March 20, 2023
Twenty Years Later, the U.S. Military Is Still Lost in Iraq
March 20 marks the 20-year anniversary of the U.S. invasion of Iraq. Over the coming days and weeks, much ink will likely be spilled to reflect on the implications of the invasion. Some writers will reflect on their personal accounts of the war, how it shaped their lives or cost the lives of those they loved. Others will undoubtedly reflect on the policy decision to invade Iraq, likely considerations about the faulty, politicized intelligence that prompted the invasion, the opportunities lost, and the fortunes made. This article, however, is none of those. This is a flashing red warning: 20 years after the invasion, the United States is strategically adrift in Iraq.
Having done little to enable the Iraqi security forces to sustain their own capabilities, the Biden administration is setting the conditions for another strategic failure in Iraq.

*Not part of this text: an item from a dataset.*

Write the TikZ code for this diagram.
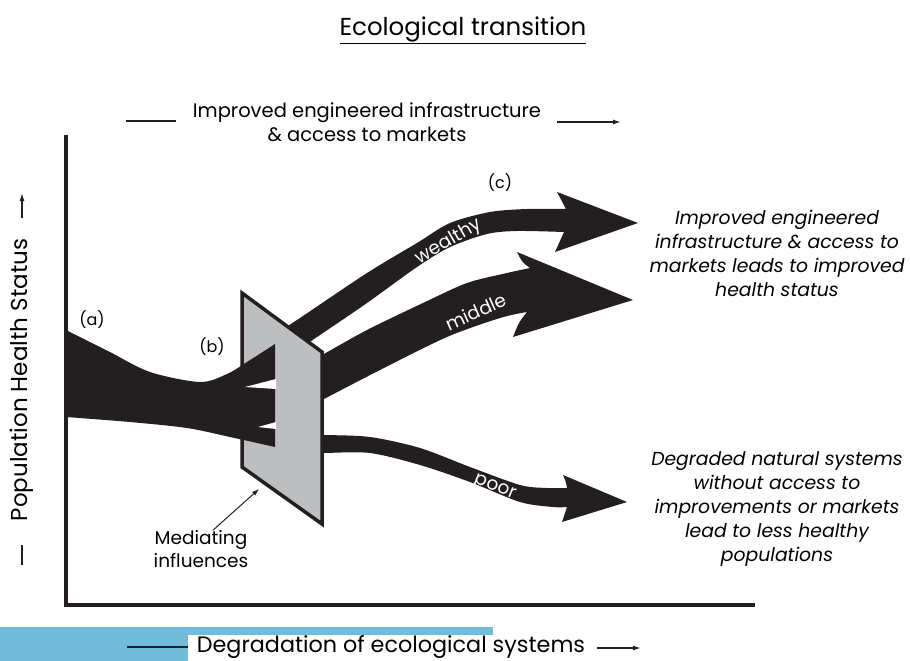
\documentclass[tikz,border=0pt]{standalone}
\usepackage{fontspec}
\setmainfont{Poppins}
\usetikzlibrary{arrows.meta}
\definecolor{flowblack}{HTML}{231F20}
\definecolor{panelgray}{HTML}{BCBEC0}
\definecolor{barblue}{HTML}{72BCDB}
\begin{document}
\begin{tikzpicture}[x=1pt,y=-1pt,
  flow/.style={fill=flowblack},
  axisline/.style={draw=flowblack,line width=3.5pt,line join=miter},
  tickline/.style={draw=flowblack,line width=1.4pt},
  axisarrow/.style={draw=flowblack,line width=1.4pt,-{Latex[length=8pt,width=5pt]}},
  flowlabel/.style={text=white,font=\fontsize{18.5}{18.5}\selectfont,inner sep=0pt},
  axislabel/.style={font=\fontsize{19.5}{24}\selectfont,align=center,inner sep=0pt},
  sidenote/.style={font=\fontsize{18.8}{24}\selectfont\itshape,align=center,inner sep=0pt},
  tag/.style={font=\fontsize{16}{16}\selectfont,inner sep=0pt}]
  \useasboundingbox (0,0) rectangle (910,661);

  % bottom colour bar
  \fill[barblue] (0,627) rectangle (493,661);
  \fill[white] (188,635) rectangle (493,661);

  % flows leaving the panel (drawn first, the panel hides their start)
  \fill[flow] plot[smooth] coordinates {(280,331) (300,318) (367,273) (417,243) (450,223) (490,212) (527,209) (566,209)}
    .. controls (562,201) .. (557,192) -- (638,223) -- (555,252) .. controls (560,242) .. (564,232)
    -- plot[smooth] coordinates {(564,232) (517,231) (487,234) (450,247) (417,267) (367,303) (320,335) (280,362)} -- cycle;
  \fill[flow] plot[smooth] coordinates {(300,366) (322,355) (367,330) (423,303) (467,283) (507,273) (530,268)}
    .. controls (522,262) .. (517,252) -- (633,300) -- (513,337) .. controls (519,322) .. (527,312)
    -- plot[smooth] coordinates {(527,312) (500,318) (447,337) (380,370) (322,400) (300,411)} -- cycle;
  \fill[flow] plot[smooth] coordinates {(300,435) (323,435) (370,437) (420,448) (470,467) (520,485) (547,488) (567,488)}
    .. controls (566,482) .. (563,475) -- (627,502) -- (562,522) .. controls (565,515) .. (567,507)
    -- plot[smooth] coordinates {(567,507) (553,507) (520,502) (470,482) (420,465) (370,453) (323,453) (300,453)} -- cycle;

  % mediating panel
  \coordinate (pTL) at (242,293);
  \coordinate (pTR) at (322,352);
  \coordinate (pBR) at (322,524);
  \coordinate (pBL) at (242,467);
  \filldraw[fill=panelgray,axisline] (pTL) -- (pTR) -- (pBR) -- (pBL) -- cycle;

  % incoming flow
  \fill[flow] plot[smooth] coordinates {(66,330) (108,351) (150,372) (200,382) (227,374) (247,362) (275,344)}
    -- plot[smooth] coordinates {(275,447) (230,437) (187,428) (130,422) (66,417)} -- cycle;
  \fill[white] (245,387) -- (276,379) -- (276,389) -- cycle;
  \fill[white] (258,427) -- (276,422) -- (276,429) -- cycle;

  % axes
  \coordinate (ytop) at (66,135);
  \coordinate (origin) at (66,605);
  \coordinate (xend) at (755,605);
  \draw[axisline] (ytop) -- (origin) -- (xend);

  % title and axis labels
  \node[font=\fontsize{24.5}{24.5}\selectfont,inner sep=0pt] (title) at (463,30) {\underline{Ecological transition}};
  \node[axislabel] (infra) at (367,122) {Improved engineered infrastructure\\\& access to markets};
  \coordinate (infraL1) at (126,121);
  \coordinate (infraL2) at (176,121);
  \coordinate (infraA1) at (557,122);
  \coordinate (infraA2) at (621,122);
  \draw[tickline] (infraL1) -- (infraL2);
  \draw[axisarrow] (infraA1) -- (infraA2);

  \node[font=\fontsize{23}{23}\selectfont,inner sep=0pt,rotate=90] (health) at (22,380) {Population Health Status};
  \coordinate (healthA1) at (22,218);
  \coordinate (healthA2) at (22,193);
  \coordinate (healthL1) at (22,545);
  \coordinate (healthL2) at (22,565);
  \draw[axisarrow] (healthA1) -- (healthA2);
  \draw[tickline] (healthL1) -- (healthL2);

  \node[font=\fontsize{22.3}{22.3}\selectfont,inner sep=0pt] (degr) at (391,647) {Degradation of ecological systems};
  \coordinate (degrL1) at (127,647);
  \coordinate (degrL2) at (188,647);
  \coordinate (degrA1) at (597,648);
  \coordinate (degrA2) at (641,648);
  \draw[tickline] (degrL1) -- (degrL2);
  \draw[axisarrow] (degrA1) -- (degrA2);

  % stage tags
  \node[tag] (tagA) at (92,320) {(a)};
  \node[tag] (tagB) at (212,347) {(b)};
  \node[tag] (tagC) at (500,183) {(c)};

  % flow labels
  \node[flowlabel,rotate=30] (wealthy) at (449,242) {wealthy};
  \node[flowlabel,rotate=24] (middle) at (476,312) {middle};
  \node[flowlabel,rotate=-22] (poor) at (495,488) {poor};

  % outcome notes
  \node[sidenote] (better) at (777,253) {Improved engineered\\infrastructure \& access to\\markets leads to improved\\health status};
  \node[sidenote] (worse) at (777,509) {Degraded natural systems\\without access to\\improvements or markets\\lead to less healthy\\populations};

  % mediating influences
  \node[axislabel,font=\fontsize{18.5}{23}\selectfont] (med) at (201,549) {Mediating\\influences};
  \coordinate (medtip) at (259,489);
  \draw[draw=flowblack,line width=1pt,-{Latex[length=7pt,width=5pt]}] ([xshift=12pt]med.north) -- (medtip);
\end{tikzpicture}
\end{document}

In a speech last month at the Atlantic Council, National Security Council Middle East Coordinator Brett McGurk unveiled the “Biden doctrine” of the Middle East. The speech—an articulation of the president’s policy vision for the Middle East—made no meaningful mention of Iraq. McGurk had nothing to say about the approximately 2,500 U.S. troops still deployed in the country, nor did he have any words elucidating a vision for the future of the U.S.-Iraq relationship. McGurk also neglected to mention Syria except to say that the United States was supporting the victims of the earthquake with humanitarian aid. The Islamic State? Not referenced once.